Material >>
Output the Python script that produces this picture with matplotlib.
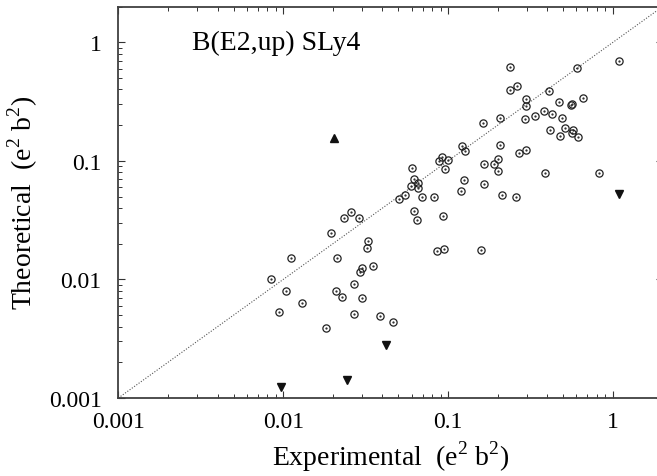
import matplotlib
matplotlib.use("Agg")
import matplotlib.pyplot as plt
from matplotlib.ticker import FixedLocator, FixedFormatter, LogLocator, NullFormatter

# B(E2,up) experimental vs SLy4 theoretical, e^2 b^2
exp_vals = [0.00848, 0.0112, 0.0104, 0.00948, 0.0130, 0.0195, 0.0213, 0.0210, 0.0228, 0.0181,
            0.0269, 0.0269, 0.0300, 0.0294, 0.0300, 0.0326, 0.0323, 0.0350, 0.0387, 0.0466,
            0.0233, 0.0259, 0.0289, 0.0505, 0.0547, 0.0606, 0.0617, 0.0597, 0.0659, 0.0661,
            0.0690, 0.0617, 0.0647, 0.0823, 0.0930, 0.0879, 0.0917, 0.0997, 0.0964, 0.121,
            0.127, 0.162, 0.165, 0.124, 0.119, 0.165, 0.0862, 0.0943, 0.159, 0.211,
            0.258, 0.238, 0.607, 1.09, 0.238, 0.260, 0.407, 0.297, 0.298, 0.470,
            0.559, 0.564, 0.654, 0.207, 0.292, 0.338, 0.379, 0.424, 0.488, 0.416,
            0.477, 0.509, 0.574, 0.561, 0.616, 0.207, 0.270, 0.298, 0.190, 0.201,
            0.201, 0.385, 0.818]
th_vals = [0.0100, 0.0152, 0.00804, 0.00531, 0.00633, 0.0245, 0.0152, 0.00804, 0.00715, 0.00392,
           0.00915, 0.00511, 0.0124, 0.0116, 0.00697, 0.0210, 0.0184, 0.0129, 0.00489, 0.00435,
           0.0332, 0.0373, 0.0330, 0.0480, 0.0512, 0.0866, 0.0703, 0.0614, 0.0647, 0.0590,
           0.0499, 0.0376, 0.0317, 0.0493, 0.0343, 0.100, 0.107, 0.102, 0.0854, 0.134,
           0.122, 0.210, 0.0941, 0.0686, 0.0557, 0.0638, 0.0175, 0.0182, 0.0176, 0.0518,
           0.0496, 0.615, 0.607, 0.691, 0.398, 0.428, 0.386, 0.331, 0.292, 0.316,
           0.296, 0.300, 0.341, 0.229, 0.224, 0.240, 0.263, 0.248, 0.230, 0.182,
           0.163, 0.188, 0.183, 0.172, 0.159, 0.137, 0.116, 0.124, 0.0946, 0.104,
           0.0817, 0.0795, 0.0790]

# limits (triangles)
down_exp = [0.00967, 0.0242, 0.0421, 1.08]
down_th = [0.00125, 0.00141, 0.00281, 0.0525]
up_exp = [0.0202]
up_th = [0.155]

ticks = [0.001, 0.01, 0.1, 1]
tick_labels = ["0.001", "0.01", "0.1", "1"]

plt.rcParams["font.family"] = ["Liberation Serif", "DejaVu Serif"]
plt.rcParams["mathtext.fontset"] = "custom"
plt.rcParams["mathtext.rm"] = "Liberation Serif"

fig = plt.figure(figsize=(6.57, 4.77), dpi=100)
ax = fig.add_axes([0.1801, 0.1635, 0.8285, 0.8206])
ax.set_xscale("log")
ax.set_yscale("log")
ax.set_xlim(0.001, 2)
ax.set_ylim(0.001, 2)

ax.plot([0.001, 2], [0.001, 2], ls=(0, (1, 1.5)), color="#555555", lw=0.8)

ax.plot(exp_vals, th_vals, ls="none", marker="o", ms=5.2, mfc="none", mec="#222222", mew=0.9)
ax.plot(exp_vals, th_vals, ls="none", marker=".", ms=1.2, color="#222222")
ax.plot(down_exp, down_th, ls="none", marker="v", ms=6, color="#111111")
ax.plot(up_exp, up_th, ls="none", marker="^", ms=6, color="#111111")

ax.text(0.0028, 1.0, "B(E2,up) SLy4", fontsize=20, ha="left", va="center")

for a in (ax.xaxis, ax.yaxis):
    a.set_major_locator(FixedLocator(ticks))
    a.set_major_formatter(FixedFormatter(tick_labels))
    a.set_minor_locator(LogLocator(base=10, subs=range(2, 10)))
    a.set_minor_formatter(NullFormatter())

ax.tick_params(which="both", direction="in", top=True, right=True, color="#333333")
ax.tick_params(which="major", length=5, width=0.8, labelsize=17)
ax.tick_params(which="minor", length=3, width=0.7)
ax.tick_params(axis="x", which="major", pad=9)
ax.tick_params(axis="y", which="major", pad=12)

for s in ax.spines.values():
    s.set_color("#404040")
    s.set_linewidth(1.3)

ax.set_xlabel(r"Experimental  (e$^2$ b$^2$)", fontsize=20, labelpad=5)
ax.set_ylabel(r"Theoretical  (e$^2$ b$^2$)", fontsize=20, labelpad=6)

fig.savefig("out.png", dpi=100)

Instructions for the task >> Reproduce exactly the run of lines that opens the listing and closes with the line holding "from matplotlib.ticker import". Pictures are excluded.

Result below >>
Output the Python script that produces this picture with matplotlib.
import matplotlib
matplotlib.use("Agg")
import matplotlib.pyplot as plt
from matplotlib.ticker import FixedLocator, FixedFormatter, LogLocator, NullFormatter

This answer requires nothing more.